Hoja de calendario

La reconstrucción del Estado

Antonio Papell

Antonio Papell

El asesinato de dos guardias civiles por narcotraficantes que embistieron la Zodiac del instituto armado con una lancha de gran potencia el pasado día 9 en Barbate ha plasmado con macabro realismo una deficiencia que pocos querrían reconocer: el Estado no está suficientemente dotado cuando tiene que defenderse de sus enemigos. La mirada de muchos se ha vuelto hacia el ministro del Interior en demanda de explicaciones, pero Marlaska ha desempeñado un papel muy secundario en el drama: era y es todavía un actor relevante que gestiona unos recursos limitados cuya dimensión ha sido fijada en última instancia por la opinión pública, por la soberanía nacional. Nuestro Estado es en principio lo que es porque así lo dibujaron los constituyentes, lo votaron los españoles y no perfilaron los sucesivos equipos de poder que han estado a su frente desde los años 70 del pasado siglo. Pero en cuanto a su tamaño, tenemos de reconocer que nos hemos quedado cortos, que ese estado de que nos hemos dotado no tiene potencia suficiente para consolidar nuestros derechos, para defender nuestros intereses, para luchar contra sus enemigos y para garantizar un equilibrio social satisfactorio.

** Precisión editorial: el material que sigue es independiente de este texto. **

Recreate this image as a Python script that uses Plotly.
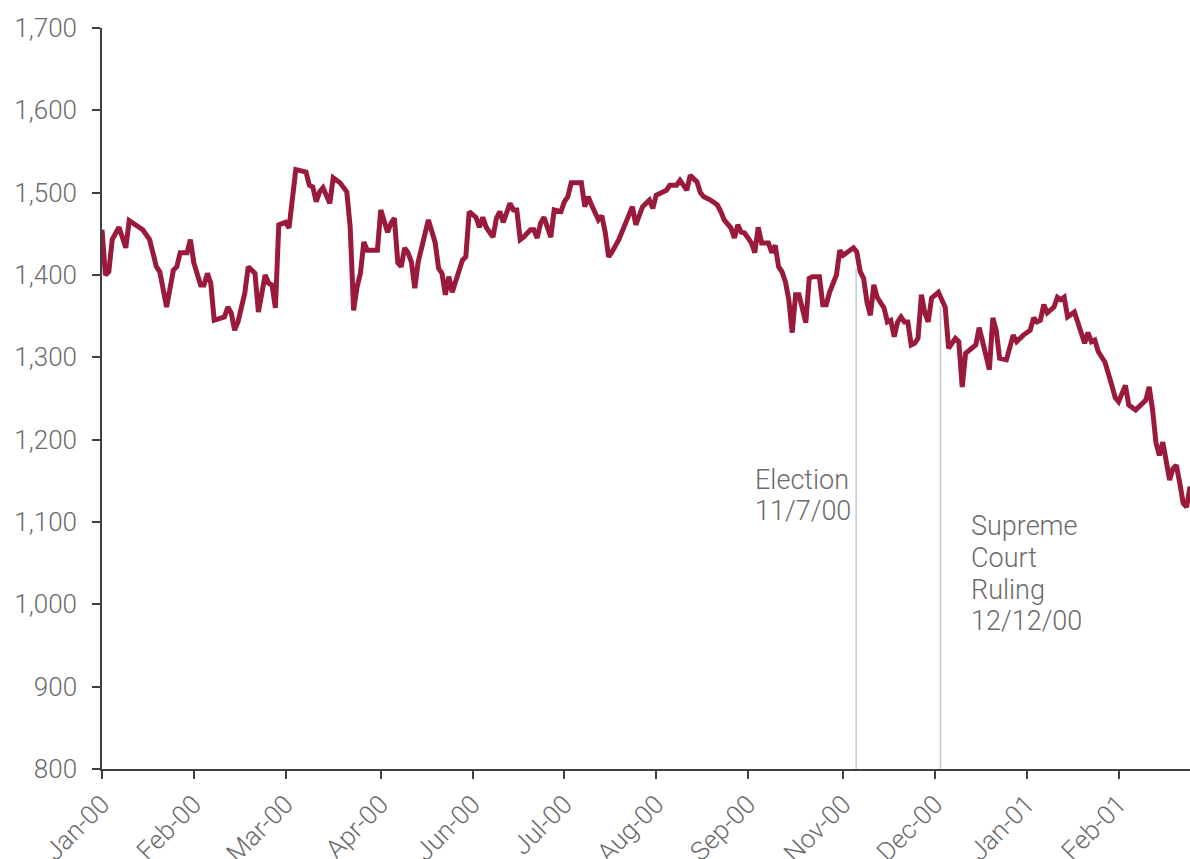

Como ha escrito con certera pluma Antonio Muñoz Molina, «el Estado, estos días, en España, son unos guardias civiles asesinados en una especie de chalupa lamentable, embestidos por una narcolancha mucho más poderosa, sometidos a la burla de los delincuentes y de la chusma que los jalea como héroes. El Estado es que, una semana después, las cinco embarcaciones del Servicio Marítimo de la Guardia Civil sigan averiadas e inservibles, sin esperanza de arreglo inmediato. Un guardia que prefiere callar su nombre afirma: ‘Tenemos tres mecánicos para el mantenimiento, pero las grandes reparaciones las hace una empresa de la calle y necesitan un presupuesto aprobado por Madrid. La burocracia es muy lenta’. Es la voz inmemorial, el fatalismo quejumbroso de la Administración española, la triste impotencia del Estado».

También estos días pasados ha salido de nuevo a la luz otro horrendo suceso que viene de más lejos y que todavía nos agobia y atormenta: en los primeros meses de 2020, cuando nos atacó el virus de la Covid-19, más de 7.000 ancianos fallecieron en las residencias madrileñas sin haber sido trasladados a los hospitales de la región porque así lo decidió la autoridad sanitaria tras comprobar que las instalaciones sanitarias estaban colapsadas. Hay quien piensa que aquella prohibición fue una intolerable condena a muerte de los mayores en beneficio de los más jóvenes, pero aunque el hecho es innegable, resulta también evidente que tiene distintas aristas, y una de ellas, la principal, es que nuestro sistema asistencial público no era lo bastante sólido para recibir sin quebrarse aquella presión exorbitante de una gran pandemia que nadie había podido prever.

El arco parlamentario que ha gobernado los países occidentales tras la Segunda Guerra Mundial ha oscilado entre las opciones que proponían un Estado potente, capaz de garantizar a los ciudadanos la seguridad y el disfrute de los derechos esenciales, y las que, por el contrario, preferían un Estado mínimo con el argumento de que la mano invisible de Adam Smith ya se ocuparía de asignar cabalmente los recursos disponibles. La socialdemocracia de posguerra trató de encontrar el punto medio en ese pleito y en el congreso de Bad Godesberg de 1959, los socialdemócratas alemanes lanzaron la proclama mágica que todavía abraza el socialismo contemporáneo: «mercado, hasta donde sea posible; Estado, hasta donde sea necesario».

Ante sucesos como los descritos más arriba, la ciudadanía debería reflexionar a fondo para decidir qué modelo desea construir. Nuestro sistema sanitario público está cargado de imperfecciones, que salieron plenamente de la luz al desencadenarse la pandemia. Nuestro débil sistema educativo público está sin duda en el origen de la baja empleabilidad de nuestra fuerza laboral, que padece un desempleo crónico superior a los promedios europeos. Y así podríamos seguir anotando carencias y suficiencias. De hecho, este es el debate político que deberíamos exigir los ciudadanos a unos partidos que, en buena medida, se niegan a entrar a fondo en estas cuestiones vitales de las que depende la construcción, o la reconstrucción, del Estado.